Insight to Paleoenvironments

Magnetic minerals in marine and lacustrine sediments are often sensitive indicators of changes in past environmental conditions.  One way is as a tracer for sediment source.  For example, in 2015 Jason Dorfman, Joe Stoner, and colleagues published a study in Quaternery Science Reviews documenting down core changes in the magnetic mineral assemblages at Burial Lake in Arctic Alaska.  They found, using the S-Ratio parameter which is sensitive to the concentration of hematite and other high coercivity magnetic minerals, that the lake recorded the timing and magnitude of regional dust deposition.

Figure 1: Backscatter electron images of river silts collected from Greenland (top) and Iceland (bottom).  Fe-Ti oxides appear as the brighter regions due to their higher atomic numbers and are typically free magnetites in Greenlandic samples and included (titano-)magnetites in Icelandic samples.  Rob Hatfield and colleagues in 2017 demonstrated how this difference can be used to better understand sediment source contributions to Northern North Atlantic sediments in their paper in Earth and Planetary Science Letters.

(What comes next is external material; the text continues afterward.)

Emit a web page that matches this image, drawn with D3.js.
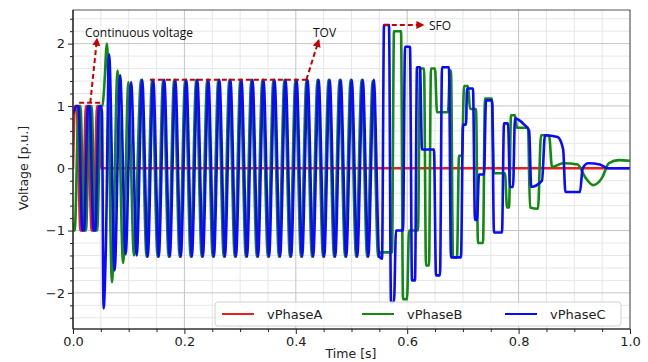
<!DOCTYPE html>
<html>
<head>
<meta charset="utf-8">
<script src="https://cdn.jsdelivr.net/npm/d3@7"></script>
<style>
  body { margin: 0; background: #fff; }
  text { font-family: "DejaVu Sans", sans-serif; }
  .note { font-family: "Open Sans", sans-serif; font-size: 12px; fill: #111; }
</style>
</head>
<body>
<script>
// ---- data: [time s, voltage p.u.] turning points ----
var phaseA = [[0,0],[0.0035,1],[0.0065,1],[0.0135,-1],[0.0165,-1],[0.0235,1],[0.0265,1],
  [0.0335,-1],[0.0365,-1],[0.0435,1],[0.0465,1],[0.0505,0],[0.2,0],[0.6,0],[1.0,0]];

var phaseB = [[0,-0.87],[0.0005,-1],[0.003,-1],[0.0102,1],[0.0132,1],[0.0202,-1],[0.0232,-1],
  [0.0302,1],[0.0332,1],[0.0402,-1],[0.0432,-1],[0.0502,1],[0.053,1],[0.056,1.3],
  [0.0610,2.0],[0.0700,-1.83],[0.0800,1.57],[0.0900,-1.52],[0.0995,1.38],[0.1095,-1.40],
  [0.1222,1.42],[0.1321,-1.42],[0.1420,1.42],[0.1519,-1.42],[0.1618,1.42],[0.1717,-1.42],
  [0.1816,1.42],[0.1915,-1.42],[0.2014,1.42],[0.2113,-1.42],[0.2212,1.42],[0.2311,-1.42],
  [0.2410,1.42],[0.2509,-1.42],[0.2608,1.42],[0.2707,-1.42],[0.2806,1.42],[0.2905,-1.42],
  [0.3004,1.42],[0.3103,-1.42],[0.3202,1.42],[0.3301,-1.42],[0.3400,1.42],[0.3499,-1.42],
  [0.3598,1.42],[0.3697,-1.42],[0.3796,1.42],[0.3895,-1.42],[0.3994,1.42],[0.4093,-1.42],
  [0.4192,1.42],[0.4291,-1.42],[0.4390,1.42],[0.4489,-1.42],[0.4588,1.42],[0.4687,-1.42],
  [0.4786,1.42],[0.4885,-1.42],[0.4984,1.42],[0.5083,-1.42],[0.5182,1.42],[0.5281,-1.42],
  [0.5380,1.40],[0.5479,-1.42],
  [0.552,-1.35],[0.5727,-1.35],[0.5763,2.2],[0.5889,2.2],[0.5925,-2.1],[0.5997,-2.1],
  [0.6033,-1.0],[0.6194,-1.0],[0.6230,1.6],[0.6302,1.6],[0.6338,-1.56],[0.6391,-1.56],
  [0.6427,1.6],[0.6499,1.6],[0.6535,0.9],[0.6732,0.9],[0.6768,1.57],[0.6786,1.57],
  [0.6822,-1.43],[0.6894,-1.43],[0.6930,0.2],[0.6984,0.2],[0.7020,1.32],[0.7092,1.32],
  [0.7128,0.95],[0.7235,0.95],[0.7271,-1.2],[0.7361,-1.2],[0.7397,1.12],[0.7522,1.12],
  [0.7558,-0.08],[0.7756,-0.08],[0.7792,-0.63],[0.7828,-0.63],[0.7864,0.85],[0.7935,0.85],
  [0.7971,0.65],[0.8169,0.65],[0.8205,-0.63],[0.8348,-0.65],[0.8402,0.53],[0.8546,0.53],
  [0.8600,0.02],[0.8797,0.08],[0.9060,0.06],[0.9200,-0.15],[0.9340,-0.27],[0.9500,-0.15],
  [0.9620,0.08],[0.9800,0.13],[1.0,0.12]];

var phaseC = [[0,0.87],[0.0068,1],[0.0098,1],[0.0168,-1],[0.0198,-1],[0.0268,1],[0.0298,1],
  [0.0368,-1],[0.0398,-1],[0.0468,1],[0.0498,1],[0.0520,0.9],[0.0549,-2.25],[0.0590,-1.27],
  [0.0648,1.83],[0.0747,-1.64],[0.0846,1.49],[0.0945,-1.38],[0.1044,1.38],[0.1143,-1.40],
  [0.1242,1.42],[0.1341,-1.42],[0.1440,1.42],[0.1539,-1.42],[0.1638,1.42],[0.1737,-1.42],
  [0.1836,1.42],[0.1935,-1.42],[0.2034,1.42],[0.2133,-1.42],[0.2232,1.42],[0.2331,-1.42],
  [0.2430,1.42],[0.2529,-1.42],[0.2628,1.42],[0.2727,-1.42],[0.2826,1.42],[0.2925,-1.42],
  [0.3024,1.42],[0.3123,-1.42],[0.3222,1.42],[0.3321,-1.42],[0.3420,1.42],[0.3519,-1.42],
  [0.3618,1.42],[0.3717,-1.42],[0.3816,1.42],[0.3915,-1.42],[0.4014,1.42],[0.4113,-1.42],
  [0.4212,1.42],[0.4311,-1.42],[0.4410,1.42],[0.4509,-1.42],[0.4608,1.42],[0.4707,-1.42],
  [0.4806,1.42],[0.4905,-1.42],[0.5004,1.42],[0.5103,-1.42],[0.5202,1.42],[0.5301,-1.42],
  [0.5400,1.42],[0.5499,-1.42],
  [0.5548,-1.45],[0.5584,2.3],[0.5673,2.3],[0.5709,-2.15],[0.5763,-2.15],[0.5799,-1.0],
  [0.5925,-1.0],[0.5961,1.95],[0.6050,1.95],[0.6086,-1.8],[0.6140,-1.8],[0.6176,1.62],
  [0.6230,1.62],[0.6266,0.3],[0.6481,0.3],[0.6517,-1.72],[0.6589,-1.72],[0.6625,1.62],
  [0.6750,1.62],[0.6786,-1.43],[0.6966,-1.43],[0.7002,0.7],[0.7056,0.7],[0.7074,1.28],
  [0.7181,1.28],[0.7217,-0.83],[0.7253,-0.83],[0.7289,-0.1],[0.7379,-0.1],[0.7415,1.09],
  [0.7522,1.09],[0.7558,-1.03],[0.7702,-1.03],[0.7738,0.72],[0.7810,0.72],[0.7846,-0.3],
  [0.7900,-0.3],[0.7935,0.8],[0.8100,0.7],[0.8190,0.6],[0.8226,-0.3],[0.8420,-0.2],
  [0.8474,0.53],[0.8700,0.5],[0.8800,0.3],[0.8840,-0.38],[0.9102,-0.38],[0.9150,0.0],
  [0.9250,0.08],[0.9460,0.06],[0.9600,0.0],[1.0,0.0]];

var seriesNames = ["vPhaseA", "vPhaseB", "vPhaseC"];
var seriesColors = ["#f01c1c", "#108a10", "#0a0aff"];
var xMajor = [0, 0.2, 0.4, 0.6, 0.8, 1.0];
var yMajor = [-2, -1, 0, 1, 2];

// ---- chart ----
var W = 648, H = 362;
var svg = d3.select("body").append("svg").attr("width", W).attr("height", H);

var x = d3.scaleLinear().domain([0, 1]).range([73, 630]);
var y = d3.scaleLinear().domain([-2.58, 2.54]).range([329, 10]);

var xMinor = d3.range(0, 1.0001, 0.05).filter(function(d) { return Math.abs(d * 5 - Math.round(d * 5)) > 1e-6; });
var yMinor = d3.range(-2.4, 2.41, 0.2).filter(function(d) { return Math.abs(d - Math.round(d)) > 1e-6; });

var grid = svg.append("g");
grid.selectAll(".vmin").data(xMinor).enter().append("line")
  .attr("x1", x).attr("x2", x).attr("y1", 10).attr("y2", 329)
  .attr("stroke", "#e6e6e6").attr("stroke-width", 1);
grid.selectAll(".hmin").data(yMinor).enter().append("line")
  .attr("y1", y).attr("y2", y).attr("x1", 73).attr("x2", 630)
  .attr("stroke", "#e6e6e6").attr("stroke-width", 1);
grid.selectAll(".vmaj").data(xMajor).enter().append("line")
  .attr("x1", x).attr("x2", x).attr("y1", 10).attr("y2", 329)
  .attr("stroke", "#c4c4c4").attr("stroke-width", 1);
grid.selectAll(".hmaj").data(yMajor).enter().append("line")
  .attr("y1", y).attr("y2", y).attr("x1", 73).attr("x2", 630)
  .attr("stroke", "#c4c4c4").attr("stroke-width", 1);

svg.append("clipPath").attr("id", "plot").append("rect")
  .attr("x", 73).attr("y", 10).attr("width", 557).attr("height", 319);

var line = d3.line()
  .x(function(d) { return x(d[0]); })
  .y(function(d) { return y(d[1]); })
  .curve(d3.curveMonotoneX);

svg.append("g").attr("clip-path", "url(#plot)")
  .selectAll("path").data([phaseA, phaseB, phaseC]).enter().append("path")
  .attr("d", line)
  .attr("fill", "none")
  .attr("stroke", function(d, i) { return seriesColors[i]; })
  .attr("stroke-width", 2.6)
  .attr("stroke-linejoin", "round");

// frame
svg.append("rect").attr("x", 73).attr("y", 10).attr("width", 557).attr("height", 319)
  .attr("fill", "none").attr("stroke", "#555").attr("stroke-width", 1);

// axes
function styleAxis(g) {
  g.select(".domain").remove();
  g.selectAll(".tick line").attr("stroke", "#222");
  g.selectAll(".tick text").attr("fill", "#222").style("font-size", "13px");
}
svg.append("g").attr("transform", "translate(0,329)")
  .call(d3.axisBottom(x).tickValues(xMajor).tickSize(5).tickPadding(3).tickFormat(d3.format(".1f")))
  .call(styleAxis);
svg.append("g").attr("transform", "translate(0,329)")
  .call(d3.axisBottom(x).tickValues(xMinor).tickSize(3).tickFormat(""))
  .call(styleAxis);
svg.append("g").attr("transform", "translate(73,0)")
  .call(d3.axisLeft(y).tickValues(yMajor).tickSize(5).tickPadding(3)
    .tickFormat(function(d) { return d < 0 ? "\u2212" + (-d) : d; }))
  .call(styleAxis);
svg.append("g").attr("transform", "translate(73,0)")
  .call(d3.axisLeft(y).tickValues(yMinor).tickSize(3).tickFormat(""))
  .call(styleAxis);
svg.append("line").attr("x1", 73).attr("x2", 73).attr("y1", 10).attr("y2", 329)
  .attr("stroke", "#222").attr("stroke-width", 1.2);
svg.append("line").attr("x1", 73).attr("x2", 630).attr("y1", 329).attr("y2", 329)
  .attr("stroke", "#222").attr("stroke-width", 1.2);

svg.append("text").attr("x", 351).attr("y", 358).attr("text-anchor", "middle")
  .style("font-size", "12.5px").attr("fill", "#222").text("Time [s]");
svg.append("text").attr("transform", "translate(28,168) rotate(-90)").attr("text-anchor", "middle")
  .style("font-size", "12.5px").attr("fill", "#222").text("Voltage [p.u.]");

// legend
var lg = svg.append("g");
lg.append("rect").attr("x", 215).attr("y", 302).attr("width", 406).attr("height", 24).attr("rx", 3)
  .attr("fill", "#fff").attr("fill-opacity", 0.85).attr("stroke", "#d0d0d0");
var legX = [222, 362, 505];
seriesNames.forEach(function(n, i) {
  lg.append("line").attr("x1", legX[i]).attr("x2", legX[i] + 32).attr("y1", 314).attr("y2", 314)
    .attr("stroke", seriesColors[i]).attr("stroke-width", 2);
  lg.append("text").attr("x", legX[i] + 45).attr("y", 319).style("font-size", "13px")
    .attr("fill", "#222").text(n);
});

// annotations
var red = "#c40000";
var defs = svg.append("defs");
defs.append("marker").attr("id", "ah").attr("viewBox", "0 0 10 10").attr("refX", 8).attr("refY", 5)
  .attr("markerWidth", 4).attr("markerHeight", 4).attr("orient", "auto")
  .append("path").attr("d", "M0,0L10,5L0,10z").attr("fill", red);
function dash(pts, arrow) {
  var p = svg.append("path").attr("d", d3.line()(pts)).attr("fill", "none")
    .attr("stroke", red).attr("stroke-width", 2).attr("stroke-dasharray", "5,3");
  if (arrow) p.attr("marker-end", "url(#ah)");
}
dash([[x(0.011), y(1.05)], [x(0.052), y(1.05)]]);
dash([[x(0.031), y(1.05)], [x(0.043), y(2.07)]], true);
dash([[x(0.138), y(1.42)], [x(0.419), y(1.42)]]);
dash([[x(0.419), y(1.42)], [x(0.441), y(2.05)]], true);
dash([[x(0.558), y(2.30)], [x(0.628), y(2.30)]], true);

svg.append("text").attr("class", "note").attr("x", 85).attr("y", 37).text("Continuous voltage");
svg.append("text").attr("class", "note").attr("x", 313).attr("y", 37).text("TOV");
svg.append("text").attr("class", "note").attr("x", 429).attr("y", 30).text("SFO");
</script>
</body>
</html>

Figure 2: Day plot (after Day et al., 1977) of terrestrially derived silt (3-63 µm) from Greenland (green data) and Iceland (black data) to visualize the variation in magnetic grains size with source. Note that Icelandic silts possess relatively similar fine Psuedo-Single Domain (PSD) magnetic grain sizes. In contrast Greenland silts plot in a region consistent with coarser magnetic grain-size, likely reflecting differences observed using electron microscopy in Figure 1.  All data from Rob Hatfield’s 2013 study in Earth and Planetary Science Letters.